Já Bandeira, até postumamente, norteou o caminho para resolver a polêmica: o que passa pelo respeito às manifestações populares.

“…A vida não me chegava pelos jornais nem pelos livros/ Vinha da boca do povo na língua errada do povo/Língua certa do povo/Porque ele é que fala gostoso o português do Brasil…” (“Evocação do Recife”)
¹Mais do que apenas polemista, ele foi talvez a maior referência de uma esquerda visceralmente democrática que emergiu nos anos 1970/80, em sua resistência ao “stalinismo” e àqueles que descambaram para o terrorismo. Gullar foi uma prova viva da possibilidade de caminhos mais abrangentes na defesa da boa convivência entre a democracia e os interesses sociais.

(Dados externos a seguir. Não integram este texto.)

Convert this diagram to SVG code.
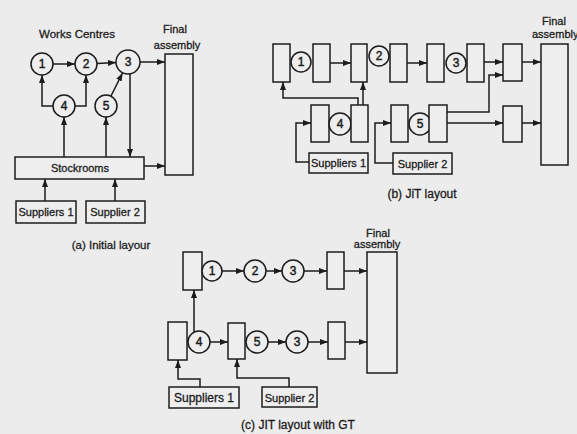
<svg xmlns="http://www.w3.org/2000/svg" width="577" height="434" viewBox="0 0 577 434">
<style>
.b{fill:#eeeeee;stroke:#1c1c1c;stroke-width:1.5}
.c{fill:#eeeeee;stroke:#1c1c1c;stroke-width:1.5}
.l{fill:none;stroke:#1c1c1c;stroke-width:1.5;marker-end:url(#ah)}
text{font-family:"Liberation Sans",Arial,sans-serif;fill:#1c1c1c;stroke:#1c1c1c;stroke-width:0.3;text-anchor:middle}
.t{font-size:11px}
.num{font-size:12px;stroke-width:0.45}
.cap{font-size:12px}
</style>
<defs>
<marker id="ah" markerUnits="userSpaceOnUse" markerWidth="9" markerHeight="6" refX="8" refY="3" orient="auto">
<path d="M0,0 L8,3 L0,6 z" fill="#1c1c1c"/>
</marker>
</defs>
<rect width="577" height="434" fill="#ececec"/>

<!-- (a) Initial layout -->
<g id="a-title"><text class="t" x="77" y="38" style="font-size:11.5px">Works Centres</text></g>
<g id="a-c1"><circle class="c" cx="42" cy="64" r="11"/><text class="num" x="42" y="68">1</text></g>
<g id="a-c2"><circle class="c" cx="86" cy="64" r="11"/><text class="num" x="86" y="68">2</text></g>
<g id="a-c3"><circle class="c" cx="128" cy="62" r="12"/><text class="num" x="128" y="66">3</text></g>
<g id="a-c4"><circle class="c" cx="64" cy="106" r="11"/><text class="num" x="64" y="110">4</text></g>
<g id="a-c5"><circle class="c" cx="106" cy="106" r="11"/><text class="num" x="106" y="110">5</text></g>
<g id="a-final"><rect class="b" x="165" y="54" width="28" height="121"/><text class="t" x="175" y="33">Final</text><text class="t" x="177" y="49">assembly</text></g>
<g id="a-stock"><rect class="b" x="15" y="157" width="129" height="22"/><text class="t" x="80" y="172">Stockrooms</text></g>
<g id="a-sup1"><rect class="b" x="16" y="201" width="60" height="22"/><text class="t" x="46" y="216">Suppliers 1</text></g>
<g id="a-sup2"><rect class="b" x="86" y="201" width="59" height="22"/><text class="t" x="115" y="216">Supplier 2</text></g>
<g id="a-label"><text class="cap" x="111" y="249" style="font-size:11.5px">(a) Initial layour</text></g>

<!-- (b) JiT layout -->
<g id="b-box1"><rect class="b" x="273" y="44" width="17" height="38"/></g>
<g id="b-c1"><circle class="c" cx="301" cy="62" r="10"/><text class="num" x="301" y="66">1</text></g>
<g id="b-box2"><rect class="b" x="313" y="44" width="17" height="38"/></g>
<g id="b-box3"><rect class="b" x="351" y="44" width="16" height="38"/></g>
<g id="b-c2"><circle class="c" cx="379" cy="56" r="10"/><text class="num" x="379" y="60">2</text></g>
<g id="b-box4"><rect class="b" x="390" y="44" width="17" height="38"/></g>
<g id="b-box5"><rect class="b" x="427" y="44" width="17" height="38"/></g>
<g id="b-c3"><circle class="c" cx="456" cy="63" r="10"/><text class="num" x="456" y="67">3</text></g>
<g id="b-box6"><rect class="b" x="467" y="44" width="17" height="38"/></g>
<g id="b-box7"><rect class="b" x="503" y="44" width="19" height="37"/></g>
<g id="b-final"><rect class="b" x="541" y="44" width="27" height="121"/><text class="t" x="554" y="25">Final</text><text class="t" x="532" y="38" style="text-anchor:start">assembly</text></g>
<g id="b-box10"><rect class="b" x="311" y="105" width="18" height="37"/></g>
<g id="b-c4"><circle class="c" cx="340" cy="124" r="11"/><text class="num" x="340" y="128">4</text></g>
<g id="b-box11"><rect class="b" x="351" y="105" width="17" height="37"/></g>
<g id="b-box12"><rect class="b" x="391" y="105" width="17" height="37"/></g>
<g id="b-c5"><circle class="c" cx="420" cy="124" r="11"/><text class="num" x="420" y="128">5</text></g>
<g id="b-box13"><rect class="b" x="429" y="105" width="18" height="37"/></g>
<g id="b-box14"><rect class="b" x="503" y="106" width="19" height="36"/></g>
<g id="b-sup1"><rect class="b" x="309" y="153" width="59" height="20"/><text class="t" x="338.5" y="167">Suppliers 1</text></g>
<g id="b-sup2"><rect class="b" x="393" y="153" width="59" height="21"/><text class="t" x="422.5" y="167.5">Supplier 2</text></g>
<g id="b-label"><text class="cap" x="422" y="198">(b) JiT layout</text></g>

<!-- (c) JIT layout with GT -->
<g id="c-box1"><rect class="b" x="183" y="252" width="19" height="38"/></g>
<g id="c-c1"><circle class="c" cx="212" cy="271" r="10"/><text class="num" x="212" y="275">1</text></g>
<g id="c-c2"><circle class="c" cx="255" cy="271" r="11"/><text class="num" x="255" y="275">2</text></g>
<g id="c-c3"><circle class="c" cx="293" cy="271" r="11"/><text class="num" x="293" y="275">3</text></g>
<g id="c-box2"><rect class="b" x="327" y="252" width="17" height="37"/></g>
<g id="c-final"><rect class="b" x="367" y="252" width="30" height="121"/><text class="t" x="378" y="237">Final</text><text class="t" x="377" y="248">assembly</text></g>
<g id="c-box3"><rect class="b" x="168" y="322" width="19" height="38"/></g>
<g id="c-c4"><circle class="c" cx="199" cy="342" r="11"/><text class="num" x="199" y="346">4</text></g>
<g id="c-box4"><rect class="b" x="228" y="323" width="17" height="36"/></g>
<g id="c-c5"><circle class="c" cx="257" cy="342" r="11"/><text class="num" x="257" y="346">5</text></g>
<g id="c-c3b"><circle class="c" cx="297" cy="342" r="11"/><text class="num" x="297" y="346">3</text></g>
<g id="c-box5"><rect class="b" x="328" y="322" width="17" height="37"/></g>
<g id="c-sup1"><rect class="b" x="169" y="387" width="70" height="21"/><text class="cap" x="204" y="402">Suppliers 1</text></g>
<g id="c-sup2"><rect class="b" x="262" y="387" width="55" height="20"/><text class="cap" x="289.5" y="401.5" style="font-size:11px">Supplier 2</text></g>
<g id="c-label"><text class="cap" x="298" y="429">(c) JIT layout with GT</text></g>

<g id="connectors">
<!-- (a) -->
<path class="l" d="M53,64 H75"/>
<path class="l" d="M97,63.5 L116,62.5"/>
<path class="l" d="M140,62 H165"/>
<path class="l" d="M53,106 H42 V75"/>
<path class="l" d="M75,106 H86 V75"/>
<path class="l" d="M111,96 L122.5,73"/>
<path class="l" d="M64,157 V117"/>
<path class="l" d="M106,157 V117"/>
<path class="l" d="M130,74 V157"/>
<path class="l" d="M144,166 H165"/>
<path class="l" d="M45,201 V179"/>
<path class="l" d="M115,201 V179"/>
<!-- (b) -->
<path class="l" d="M330,63 H351"/>
<path class="l" d="M407,63 H427"/>
<path class="l" d="M484,62 H503"/>
<path class="l" d="M522,62 H541"/>
<path class="l" d="M358,105 V98 H283 V82"/>
<path class="l" d="M363,105 V82"/>
<path class="l" d="M447,112 H489 V75 H503"/>
<path class="l" d="M447,123 H503"/>
<path class="l" d="M522,123 H541"/>
<path class="l" d="M309,162 H296 V123 H311"/>
<path class="l" d="M393,163 H375 V123 H391"/>
<!-- (c) -->
<path class="l" d="M222,271 H244"/>
<path class="l" d="M266,271 H282"/>
<path class="l" d="M304,271 H327"/>
<path class="l" d="M344,271 H367"/>
<path class="l" d="M210,342 H228"/>
<path class="l" d="M268,342 H286"/>
<path class="l" d="M308,342 H328"/>
<path class="l" d="M345,342 H367"/>
<path class="l" d="M194,332 V290"/>
<path class="l" d="M200,387 V379 H178 V360"/>
<path class="l" d="M289,387 V378 H237 V359"/>
</g>
</svg>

¹De relações causais em medicina, aliás, ele não entende muito bem. Em uma pequena crônica, onde relata suas agruras com uma gastrite (e a associação sempre feita com a ansiedade) diz: “…descobriu-se que a CAUSA da gastrite é uma bactéria…tomei os medicamentos, e em um mês estava curado…Bendita medicina!”. Que visão! Parece haver ali uma advertência: “Deixem a subjetividade com os poetas! Recolham-se à objetividade dos remédios!”. Ele, que foi um dos próceres da poesia concreta, está lançando a “medicina concreta”. Como elemento poético, é interessante. Para a medicina, um desastre. Ademais, quem dentre nós ainda fala em causas com essa estreiteza de raciocínio?